▶ _DATASET EXCERPT_
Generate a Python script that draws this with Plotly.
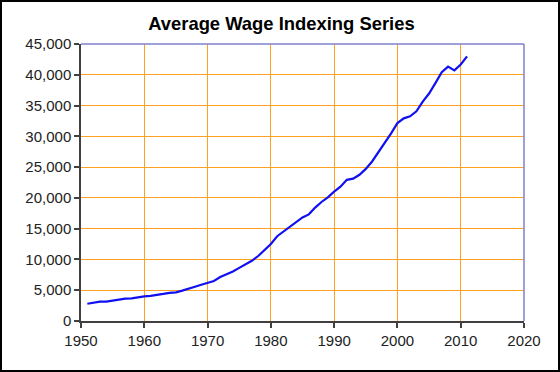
import plotly.graph_objects as go

years = list(range(1951, 2012))
awi = [2799.16, 2973.32, 3139.44, 3155.64, 3301.44, 3532.36, 3641.72, 3673.80, 3855.80, 4007.12,
       4086.76, 4291.40, 4396.64, 4576.32, 4658.72, 4938.36, 5213.44, 5571.76, 5893.76, 6186.24,
       6497.08, 7133.80, 7580.16, 8030.76, 8630.92, 9226.48, 9779.44, 10556.03, 11479.46, 12513.46,
       13773.10, 14531.34, 15239.24, 16135.07, 16822.51, 17321.82, 18426.51, 19334.04, 20099.55, 21027.98,
       21811.60, 22935.42, 23132.67, 23753.53, 24705.66, 25913.90, 27426.00, 28861.44, 30469.84, 32154.82,
       32921.92, 33252.09, 34064.95, 35648.55, 36952.94, 38651.41, 40405.48, 41334.97, 40711.61, 41673.83,
       42979.61]

W, H = 560, 372
ML, MR, MT, MB = 81, 36, 44, 51
PW, PH = W - ML - MR, H - MT - MB

fig = go.Figure(go.Scatter(x=years, y=awi, mode="lines",
                           line=dict(color="#1010f0", width=2.2), hoverinfo="x+y"))

grid = "#ffa020"
fig.update_layout(
    width=W, height=H,
    margin=dict(l=ML, r=MR, t=MT, b=MB, autoexpand=False),
    paper_bgcolor="white", plot_bgcolor="white",
    showlegend=False,
    title=dict(text="<b>Average Wage Indexing Series</b>", x=281.4 / W, xanchor="center",
               y=1 - 24 / H, yanchor="middle",
               font=dict(family="Liberation Sans, Arial", size=18.4, color="black")),
    font=dict(family="Liberation Sans, Arial", size=15, color="#222"),
    xaxis=dict(range=[1950, 2020], tickmode="array", tickvals=list(range(1950, 2021, 10)),
               showgrid=True, gridcolor=grid, gridwidth=1, zeroline=False,
               showline=True, linecolor="#404040", linewidth=1.5,
               ticks="outside", ticklen=5, tickcolor="#404040", tickwidth=1.5),
    yaxis=dict(range=[0, 45000], tickmode="array", tickvals=list(range(0, 45001, 5000)),
               tickformat=",d", showgrid=True, gridcolor=grid, gridwidth=1, zeroline=False,
               showline=True, linecolor="#404040", linewidth=1.5,
               ticks="outside", ticklen=5, tickcolor="#404040", tickwidth=1.5),
    shapes=[
        dict(type="line", xref="paper", yref="paper", x0=0, x1=1, y0=1, y1=1,
             line=dict(color="#8080cc", width=1.5)),
        dict(type="line", xref="paper", yref="paper", x0=1, x1=1, y0=0, y1=1,
             line=dict(color="#8080cc", width=1.5)),
        dict(type="rect", xref="paper", yref="paper",
             x0=(1 - ML) / PW, x1=(W - 1 - ML) / PW,
             y0=(H - MB - (H - 1)) / PH, y1=(H - MB - 1) / PH,
             line=dict(color="black", width=2), layer="above"),
    ],
)

fig.write_html("out.html", config={"displayModeBar": False},
               post_script="document.body.style.margin='0';document.body.style.overflow='hidden';")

▶ _PROBLEM STATEMENT_
Quote the listing above in full, except for the pictures.

▶ _EXERCISE RESULT_
Generate a Python script that draws this with Plotly.
import plotly.graph_objects as go

years = list(range(1951, 2012))
awi = [2799.16, 2973.32, 3139.44, 3155.64, 3301.44, 3532.36, 3641.72, 3673.80, 3855.80, 4007.12,
       4086.76, 4291.40, 4396.64, 4576.32, 4658.72, 4938.36, 5213.44, 5571.76, 5893.76, 6186.24,
       6497.08, 7133.80, 7580.16, 8030.76, 8630.92, 9226.48, 9779.44, 10556.03, 11479.46, 12513.46,
       13773.10, 14531.34, 15239.24, 16135.07, 16822.51, 17321.82, 18426.51, 19334.04, 20099.55, 21027.98,
       21811.60, 22935.42, 23132.67, 23753.53, 24705.66, 25913.90, 27426.00, 28861.44, 30469.84, 32154.82,
       32921.92, 33252.09, 34064.95, 35648.55, 36952.94, 38651.41, 40405.48, 41334.97, 40711.61, 41673.83,
       42979.61]

W, H = 560, 372
ML, MR, MT, MB = 81, 36, 44, 51
PW, PH = W - ML - MR, H - MT - MB

fig = go.Figure(go.Scatter(x=years, y=awi, mode="lines",
                           line=dict(color="#1010f0", width=2.2), hoverinfo="x+y"))

grid = "#ffa020"
fig.update_layout(
    width=W, height=H,
    margin=dict(l=ML, r=MR, t=MT, b=MB, autoexpand=False),
    paper_bgcolor="white", plot_bgcolor="white",
    showlegend=False,
    title=dict(text="<b>Average Wage Indexing Series</b>", x=281.4 / W, xanchor="center",
               y=1 - 24 / H, yanchor="middle",
               font=dict(family="Liberation Sans, Arial", size=18.4, color="black")),
    font=dict(family="Liberation Sans, Arial", size=15, color="#222"),
    xaxis=dict(range=[1950, 2020], tickmode="array", tickvals=list(range(1950, 2021, 10)),
               showgrid=True, gridcolor=grid, gridwidth=1, zeroline=False,
               showline=True, linecolor="#404040", linewidth=1.5,
               ticks="outside", ticklen=5, tickcolor="#404040", tickwidth=1.5),
    yaxis=dict(range=[0, 45000], tickmode="array", tickvals=list(range(0, 45001, 5000)),
               tickformat=",d", showgrid=True, gridcolor=grid, gridwidth=1, zeroline=False,
               showline=True, linecolor="#404040", linewidth=1.5,
               ticks="outside", ticklen=5, tickcolor="#404040", tickwidth=1.5),
    shapes=[
        dict(type="line", xref="paper", yref="paper", x0=0, x1=1, y0=1, y1=1,
             line=dict(color="#8080cc", width=1.5)),
        dict(type="line", xref="paper", yref="paper", x0=1, x1=1, y0=0, y1=1,
             line=dict(color="#8080cc", width=1.5)),
        dict(type="rect", xref="paper", yref="paper",
             x0=(1 - ML) / PW, x1=(W - 1 - ML) / PW,
             y0=(H - MB - (H - 1)) / PH, y1=(H - MB - 1) / PH,
             line=dict(color="black", width=2), layer="above"),
    ],
)

fig.write_html("out.html", config={"displayModeBar": False},
               post_script="document.body.style.margin='0';document.body.style.overflow='hidden';")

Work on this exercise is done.